start Rows

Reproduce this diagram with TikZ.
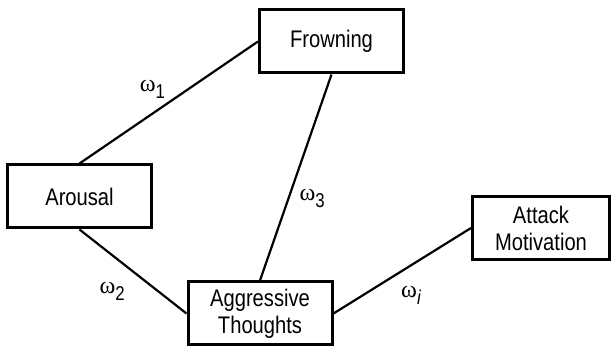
\documentclass[tikz,border=0pt]{standalone}
\usepackage{fontspec}
\setmainfont{Liberation Sans}[FakeStretch=0.84]
\newfontfamily\grkfont{Liberation Serif}
\usetikzlibrary{positioning}
\newcommand{\wt}[1]{{\grkfont ω}\raisebox{-3.5pt}{\fontsize{10}{10}\selectfont #1}}

\begin{document}
\begin{tikzpicture}[x=0.5pt, y=0.5pt, box/.style={draw, line width=1.5pt, minimum width=72pt, minimum height=31.5pt, inner sep=2pt, align=center, font=\fontsize{12}{13.5}\selectfont}, wlbl/.style={inner sep=1pt, font=\fontsize{12}{13}\selectfont}]
\useasboundingbox (0,0) rectangle (611,348);
\node[box] (fr) at (331.5,306.5) {Frowning};
\node[box] (ar) at (79.5,151.5) {Arousal};
\node[box] (ag) at (260,34.5) {Aggressive\\Thoughts};
\node[box, minimum width=68.5pt] (at) at (541,120) {Attack\\Motivation};
\draw[line width=1.1pt] (ar.north) -- node[wlbl, pos=.48, above left=1.5pt and -1.5pt] {\wt{1}} (fr.west);
\draw[line width=1.1pt] (ar.south) -- node[wlbl, pos=.47, below left=5pt and 1pt] {\wt{2}} (ag.west);
\draw[line width=1.1pt] (fr.south) -- node[wlbl, pos=.6, right=4pt] {\wt{3}} (ag.north);
\draw[line width=1.1pt] (ag.east) -- node[wlbl, pos=.47, below right=5pt and 0pt] {\wt{\itshape i}} (at.west);
\end{tikzpicture}
\end{document}
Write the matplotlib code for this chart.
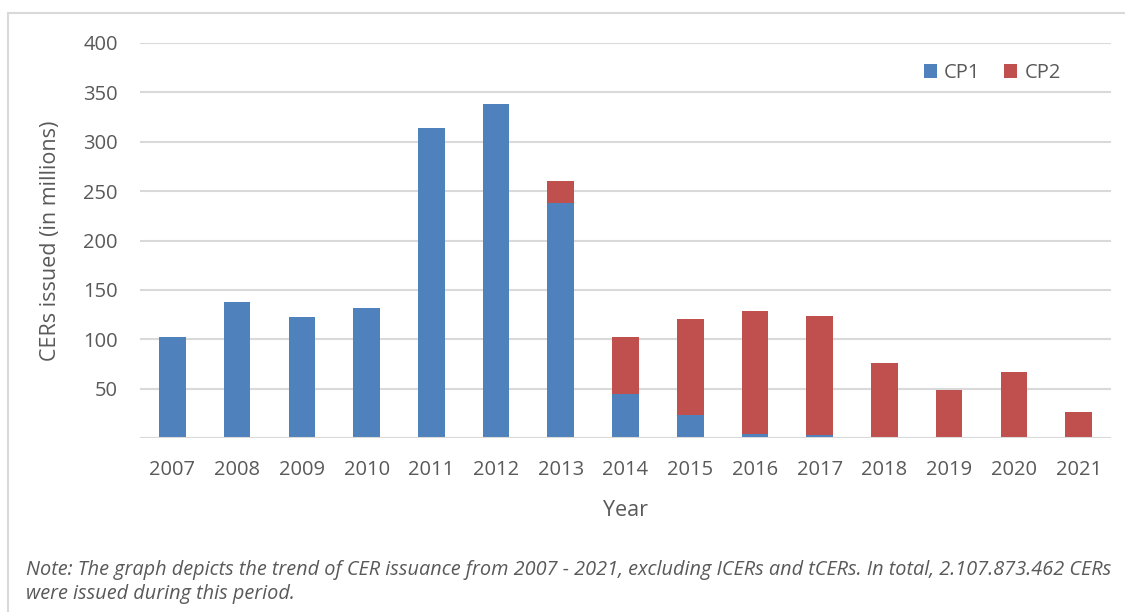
import matplotlib
matplotlib.use("Agg")
import matplotlib.pyplot as plt
from matplotlib.patches import Rectangle
import numpy as np

years = ["2007", "2008", "2009", "2010", "2011", "2012", "2013", "2014",
         "2015", "2016", "2017", "2018", "2019", "2020", "2021"]
cp1 = [102, 138, 122.5, 131.5, 314, 338, 238, 44.5, 23.5, 4.5, 2.7, 0, 0, 0, 0]
cp2 = [0, 0, 0, 0, 0, 0, 22, 58, 97, 124.5, 121, 75.5, 48.5, 66.5, 26]
yticks = [50, 100, 150, 200, 250, 300, 350, 400]
note = ("Note: The graph depicts the trend of CER issuance from 2007 - 2021, excluding ICERs and tCERs. "
        "In total, 2.107.873.462 CERs\nwere issued during this period.")

blue = "#4F81BD"
red = "#C0504D"
txt = "#595959"
grid = "#D9D9D9"
font = ["Open Sans", "DejaVu Sans"]

fig = plt.figure(figsize=(11.25, 6.12), dpi=100)
fig.patches.append(Rectangle((8 / 1125, -0.1), 1.2, 1 - 13 / 612 + 0.1,
                             transform=fig.transFigure, fill=False,
                             edgecolor="#D9D9D9", linewidth=1.5))
ax = fig.add_axes([140 / 1125, 1 - 438 / 612, (1111 - 140) / 1125, (438 - 43) / 612])

x = np.arange(len(years))
ax.bar(x, cp1, width=0.41, color=blue, label="CP1", zorder=3, linewidth=0)
ax.bar(x, cp2, width=0.41, bottom=cp1, color=red, label="CP2", zorder=3, linewidth=0)

ax.set_xlim(-0.5, len(years) - 0.5)
ax.set_ylim(0, 400)
ax.set_yticks(yticks)
ax.set_xticks(x)
ax.set_xticklabels(years)
ax.yaxis.grid(True, color=grid, linewidth=1.5, zorder=0)
ax.axhline(0, color=grid, linewidth=1.5, zorder=4)
for s in ax.spines.values():
    s.set_visible(False)
ax.tick_params(axis="both", length=0, labelsize=14.5, labelcolor=txt)
ax.tick_params(axis="y", pad=16)
ax.tick_params(axis="x", pad=16)
for lab in ax.get_xticklabels() + ax.get_yticklabels():
    lab.set_family(font)

ax.set_xlabel("Year", fontsize=15.5, color=txt, family=font, labelpad=14)
ax.set_ylabel("CERs issued (in millions)", fontsize=15.5, color=txt, family=font, labelpad=16)

leg = ax.legend(loc="upper right", bbox_to_anchor=(0.967, 0.995), ncol=2, frameon=False,
                prop={"family": font, "size": 14.5}, handlelength=0.65, handleheight=0.65,
                handletextpad=0.35, columnspacing=1.2)
for t in leg.get_texts():
    t.set_color(txt)

fig.text(26 / 1125, 1 - 582 / 612, note, fontsize=14.3, style="italic", color=txt,
         family=font, va="center", linespacing=1.25)

fig.savefig("out.png", dpi=100)
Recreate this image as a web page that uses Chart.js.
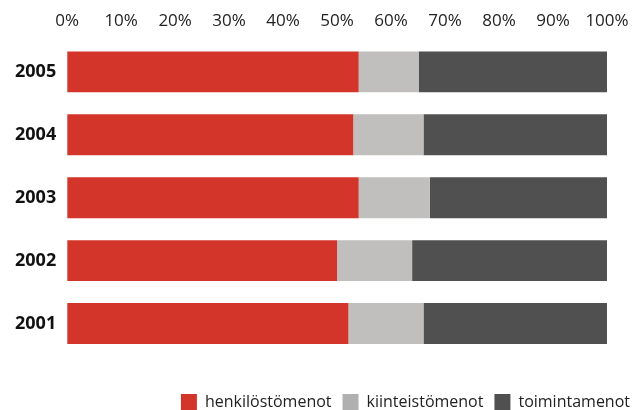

end Rows

* **Work to be completed**
Set the pictures aside and transcribe the data above exactly.

* **Solution to this task**
Reproduce this diagram with TikZ.
\documentclass[tikz,border=0pt]{standalone}
\usepackage{fontspec}
\setmainfont{Liberation Sans}[FakeStretch=0.84]
\newfontfamily\grkfont{Liberation Serif}
\usetikzlibrary{positioning}
\newcommand{\wt}[1]{{\grkfont ω}\raisebox{-3.5pt}{\fontsize{10}{10}\selectfont #1}}

\begin{document}
\begin{tikzpicture}[x=0.5pt, y=0.5pt, box/.style={draw, line width=1.5pt, minimum width=72pt, minimum height=31.5pt, inner sep=2pt, align=center, font=\fontsize{12}{13.5}\selectfont}, wlbl/.style={inner sep=1pt, font=\fontsize{12}{13}\selectfont}]
\useasboundingbox (0,0) rectangle (611,348);
\node[box] (fr) at (331.5,306.5) {Frowning};
\node[box] (ar) at (79.5,151.5) {Arousal};
\node[box] (ag) at (260,34.5) {Aggressive\\Thoughts};
\node[box, minimum width=68.5pt] (at) at (541,120) {Attack\\Motivation};
\draw[line width=1.1pt] (ar.north) -- node[wlbl, pos=.48, above left=1.5pt and -1.5pt] {\wt{1}} (fr.west);
\draw[line width=1.1pt] (ar.south) -- node[wlbl, pos=.47, below left=5pt and 1pt] {\wt{2}} (ag.west);
\draw[line width=1.1pt] (fr.south) -- node[wlbl, pos=.6, right=4pt] {\wt{3}} (ag.north);
\draw[line width=1.1pt] (ag.east) -- node[wlbl, pos=.47, below right=5pt and 0pt] {\wt{\itshape i}} (at.west);
\end{tikzpicture}
\end{document}
Write the matplotlib code for this chart.
import matplotlib
matplotlib.use("Agg")
import matplotlib.pyplot as plt
from matplotlib.patches import Rectangle
import numpy as np

years = ["2007", "2008", "2009", "2010", "2011", "2012", "2013", "2014",
         "2015", "2016", "2017", "2018", "2019", "2020", "2021"]
cp1 = [102, 138, 122.5, 131.5, 314, 338, 238, 44.5, 23.5, 4.5, 2.7, 0, 0, 0, 0]
cp2 = [0, 0, 0, 0, 0, 0, 22, 58, 97, 124.5, 121, 75.5, 48.5, 66.5, 26]
yticks = [50, 100, 150, 200, 250, 300, 350, 400]
note = ("Note: The graph depicts the trend of CER issuance from 2007 - 2021, excluding ICERs and tCERs. "
        "In total, 2.107.873.462 CERs\nwere issued during this period.")

blue = "#4F81BD"
red = "#C0504D"
txt = "#595959"
grid = "#D9D9D9"
font = ["Open Sans", "DejaVu Sans"]

fig = plt.figure(figsize=(11.25, 6.12), dpi=100)
fig.patches.append(Rectangle((8 / 1125, -0.1), 1.2, 1 - 13 / 612 + 0.1,
                             transform=fig.transFigure, fill=False,
                             edgecolor="#D9D9D9", linewidth=1.5))
ax = fig.add_axes([140 / 1125, 1 - 438 / 612, (1111 - 140) / 1125, (438 - 43) / 612])

x = np.arange(len(years))
ax.bar(x, cp1, width=0.41, color=blue, label="CP1", zorder=3, linewidth=0)
ax.bar(x, cp2, width=0.41, bottom=cp1, color=red, label="CP2", zorder=3, linewidth=0)

ax.set_xlim(-0.5, len(years) - 0.5)
ax.set_ylim(0, 400)
ax.set_yticks(yticks)
ax.set_xticks(x)
ax.set_xticklabels(years)
ax.yaxis.grid(True, color=grid, linewidth=1.5, zorder=0)
ax.axhline(0, color=grid, linewidth=1.5, zorder=4)
for s in ax.spines.values():
    s.set_visible(False)
ax.tick_params(axis="both", length=0, labelsize=14.5, labelcolor=txt)
ax.tick_params(axis="y", pad=16)
ax.tick_params(axis="x", pad=16)
for lab in ax.get_xticklabels() + ax.get_yticklabels():
    lab.set_family(font)

ax.set_xlabel("Year", fontsize=15.5, color=txt, family=font, labelpad=14)
ax.set_ylabel("CERs issued (in millions)", fontsize=15.5, color=txt, family=font, labelpad=16)

leg = ax.legend(loc="upper right", bbox_to_anchor=(0.967, 0.995), ncol=2, frameon=False,
                prop={"family": font, "size": 14.5}, handlelength=0.65, handleheight=0.65,
                handletextpad=0.35, columnspacing=1.2)
for t in leg.get_texts():
    t.set_color(txt)

fig.text(26 / 1125, 1 - 582 / 612, note, fontsize=14.3, style="italic", color=txt,
         family=font, va="center", linespacing=1.25)

fig.savefig("out.png", dpi=100)
Recreate this image as a web page that uses Chart.js.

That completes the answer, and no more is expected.